**Written instruction:**
Quote every line of the data below as it stands, omitting pictures.

========

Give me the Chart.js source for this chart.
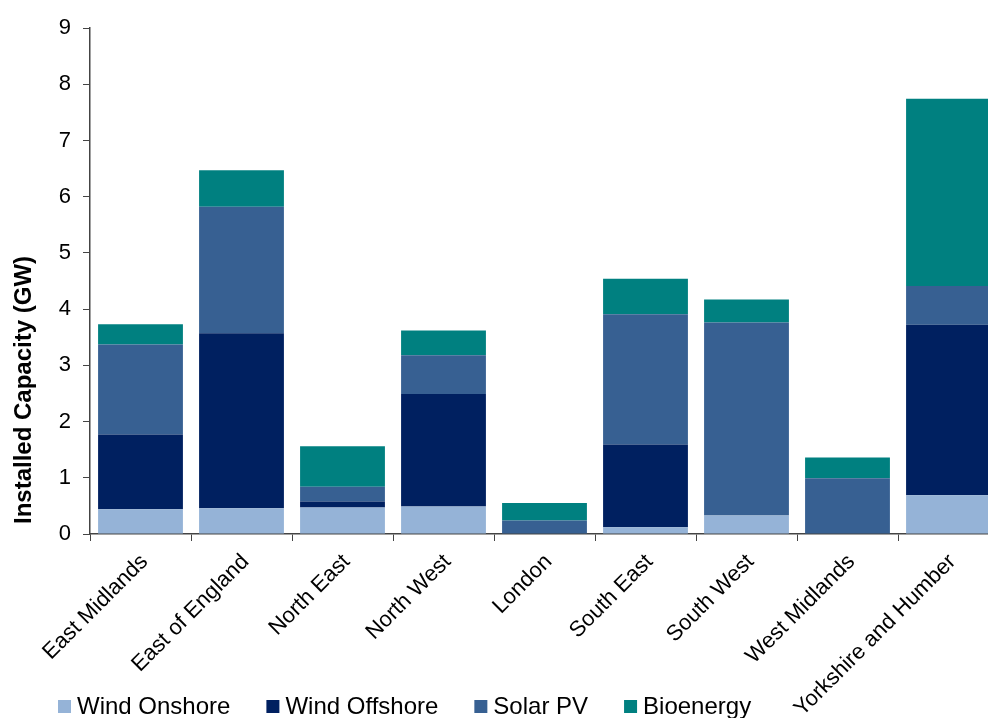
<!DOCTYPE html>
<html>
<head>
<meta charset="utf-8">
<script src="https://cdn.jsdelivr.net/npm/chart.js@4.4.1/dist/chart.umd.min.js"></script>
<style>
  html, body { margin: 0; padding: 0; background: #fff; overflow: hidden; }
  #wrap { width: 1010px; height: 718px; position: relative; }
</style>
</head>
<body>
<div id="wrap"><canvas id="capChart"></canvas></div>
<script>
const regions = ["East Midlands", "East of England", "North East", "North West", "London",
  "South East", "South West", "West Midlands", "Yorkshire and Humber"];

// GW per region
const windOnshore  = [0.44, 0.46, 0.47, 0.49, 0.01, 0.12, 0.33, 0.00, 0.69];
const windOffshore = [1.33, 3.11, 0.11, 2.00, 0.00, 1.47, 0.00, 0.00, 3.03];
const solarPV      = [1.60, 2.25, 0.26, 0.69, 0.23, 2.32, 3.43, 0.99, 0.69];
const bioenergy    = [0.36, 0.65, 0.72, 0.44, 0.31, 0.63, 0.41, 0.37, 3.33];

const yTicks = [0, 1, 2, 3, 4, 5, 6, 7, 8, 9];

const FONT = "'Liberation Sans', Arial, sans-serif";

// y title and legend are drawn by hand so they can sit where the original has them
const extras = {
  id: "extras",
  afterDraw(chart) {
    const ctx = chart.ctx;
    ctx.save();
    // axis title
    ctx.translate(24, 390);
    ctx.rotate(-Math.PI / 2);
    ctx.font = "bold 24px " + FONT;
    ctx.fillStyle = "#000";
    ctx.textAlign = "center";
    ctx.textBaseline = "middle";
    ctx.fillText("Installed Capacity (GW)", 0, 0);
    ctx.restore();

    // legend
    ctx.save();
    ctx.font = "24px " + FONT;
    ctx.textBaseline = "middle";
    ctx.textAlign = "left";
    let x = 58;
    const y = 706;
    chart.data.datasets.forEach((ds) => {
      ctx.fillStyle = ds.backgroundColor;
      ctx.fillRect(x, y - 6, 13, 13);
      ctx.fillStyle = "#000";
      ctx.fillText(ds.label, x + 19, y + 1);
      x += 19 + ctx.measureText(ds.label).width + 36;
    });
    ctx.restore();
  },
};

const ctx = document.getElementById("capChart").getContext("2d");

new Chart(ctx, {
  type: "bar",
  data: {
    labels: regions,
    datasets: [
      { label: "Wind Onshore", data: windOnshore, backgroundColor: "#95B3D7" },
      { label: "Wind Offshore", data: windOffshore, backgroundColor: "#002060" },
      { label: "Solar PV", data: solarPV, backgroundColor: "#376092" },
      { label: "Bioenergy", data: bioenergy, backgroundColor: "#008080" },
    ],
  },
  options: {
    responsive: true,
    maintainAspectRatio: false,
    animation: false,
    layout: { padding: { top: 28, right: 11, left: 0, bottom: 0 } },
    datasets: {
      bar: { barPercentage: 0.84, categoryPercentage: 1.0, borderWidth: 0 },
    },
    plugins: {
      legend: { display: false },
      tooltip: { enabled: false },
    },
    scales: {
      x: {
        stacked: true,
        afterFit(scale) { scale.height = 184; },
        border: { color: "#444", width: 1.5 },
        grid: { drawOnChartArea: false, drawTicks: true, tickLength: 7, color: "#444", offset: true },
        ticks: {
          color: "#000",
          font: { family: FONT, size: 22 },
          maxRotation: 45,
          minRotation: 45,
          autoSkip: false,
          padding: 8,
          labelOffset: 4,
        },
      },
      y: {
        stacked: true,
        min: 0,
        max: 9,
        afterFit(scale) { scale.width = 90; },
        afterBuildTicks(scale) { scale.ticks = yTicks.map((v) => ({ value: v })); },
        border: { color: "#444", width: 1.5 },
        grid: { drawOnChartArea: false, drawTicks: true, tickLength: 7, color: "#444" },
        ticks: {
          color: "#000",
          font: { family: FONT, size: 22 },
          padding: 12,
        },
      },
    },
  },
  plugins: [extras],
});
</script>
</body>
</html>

========

**Expected output:**
Give me the Chart.js source for this chart.
<!DOCTYPE html>
<html>
<head>
<meta charset="utf-8">
<script src="https://cdn.jsdelivr.net/npm/chart.js@4.4.1/dist/chart.umd.min.js"></script>
<style>
  html, body { margin: 0; padding: 0; background: #fff; overflow: hidden; }
  #wrap { width: 1010px; height: 718px; position: relative; }
</style>
</head>
<body>
<div id="wrap"><canvas id="capChart"></canvas></div>
<script>
const regions = ["East Midlands", "East of England", "North East", "North West", "London",
  "South East", "South West", "West Midlands", "Yorkshire and Humber"];

// GW per region
const windOnshore  = [0.44, 0.46, 0.47, 0.49, 0.01, 0.12, 0.33, 0.00, 0.69];
const windOffshore = [1.33, 3.11, 0.11, 2.00, 0.00, 1.47, 0.00, 0.00, 3.03];
const solarPV      = [1.60, 2.25, 0.26, 0.69, 0.23, 2.32, 3.43, 0.99, 0.69];
const bioenergy    = [0.36, 0.65, 0.72, 0.44, 0.31, 0.63, 0.41, 0.37, 3.33];

const yTicks = [0, 1, 2, 3, 4, 5, 6, 7, 8, 9];

const FONT = "'Liberation Sans', Arial, sans-serif";

// y title and legend are drawn by hand so they can sit where the original has them
const extras = {
  id: "extras",
  afterDraw(chart) {
    const ctx = chart.ctx;
    ctx.save();
    // axis title
    ctx.translate(24, 390);
    ctx.rotate(-Math.PI / 2);
    ctx.font = "bold 24px " + FONT;
    ctx.fillStyle = "#000";
    ctx.textAlign = "center";
    ctx.textBaseline = "middle";
    ctx.fillText("Installed Capacity (GW)", 0, 0);
    ctx.restore();

    // legend
    ctx.save();
    ctx.font = "24px " + FONT;
    ctx.textBaseline = "middle";
    ctx.textAlign = "left";
    let x = 58;
    const y = 706;
    chart.data.datasets.forEach((ds) => {
      ctx.fillStyle = ds.backgroundColor;
      ctx.fillRect(x, y - 6, 13, 13);
      ctx.fillStyle = "#000";
      ctx.fillText(ds.label, x + 19, y + 1);
      x += 19 + ctx.measureText(ds.label).width + 36;
    });
    ctx.restore();
  },
};

const ctx = document.getElementById("capChart").getContext("2d");

new Chart(ctx, {
  type: "bar",
  data: {
    labels: regions,
    datasets: [
      { label: "Wind Onshore", data: windOnshore, backgroundColor: "#95B3D7" },
      { label: "Wind Offshore", data: windOffshore, backgroundColor: "#002060" },
      { label: "Solar PV", data: solarPV, backgroundColor: "#376092" },
      { label: "Bioenergy", data: bioenergy, backgroundColor: "#008080" },
    ],
  },
  options: {
    responsive: true,
    maintainAspectRatio: false,
    animation: false,
    layout: { padding: { top: 28, right: 11, left: 0, bottom: 0 } },
    datasets: {
      bar: { barPercentage: 0.84, categoryPercentage: 1.0, borderWidth: 0 },
    },
    plugins: {
      legend: { display: false },
      tooltip: { enabled: false },
    },
    scales: {
      x: {
        stacked: true,
        afterFit(scale) { scale.height = 184; },
        border: { color: "#444", width: 1.5 },
        grid: { drawOnChartArea: false, drawTicks: true, tickLength: 7, color: "#444", offset: true },
        ticks: {
          color: "#000",
          font: { family: FONT, size: 22 },
          maxRotation: 45,
          minRotation: 45,
          autoSkip: false,
          padding: 8,
          labelOffset: 4,
        },
      },
      y: {
        stacked: true,
        min: 0,
        max: 9,
        afterFit(scale) { scale.width = 90; },
        afterBuildTicks(scale) { scale.ticks = yTicks.map((v) => ({ value: v })); },
        border: { color: "#444", width: 1.5 },
        grid: { drawOnChartArea: false, drawTicks: true, tickLength: 7, color: "#444" },
        ticks: {
          color: "#000",
          font: { family: FONT, size: 22 },
          padding: 12,
        },
      },
    },
  },
  plugins: [extras],
});
</script>
</body>
</html>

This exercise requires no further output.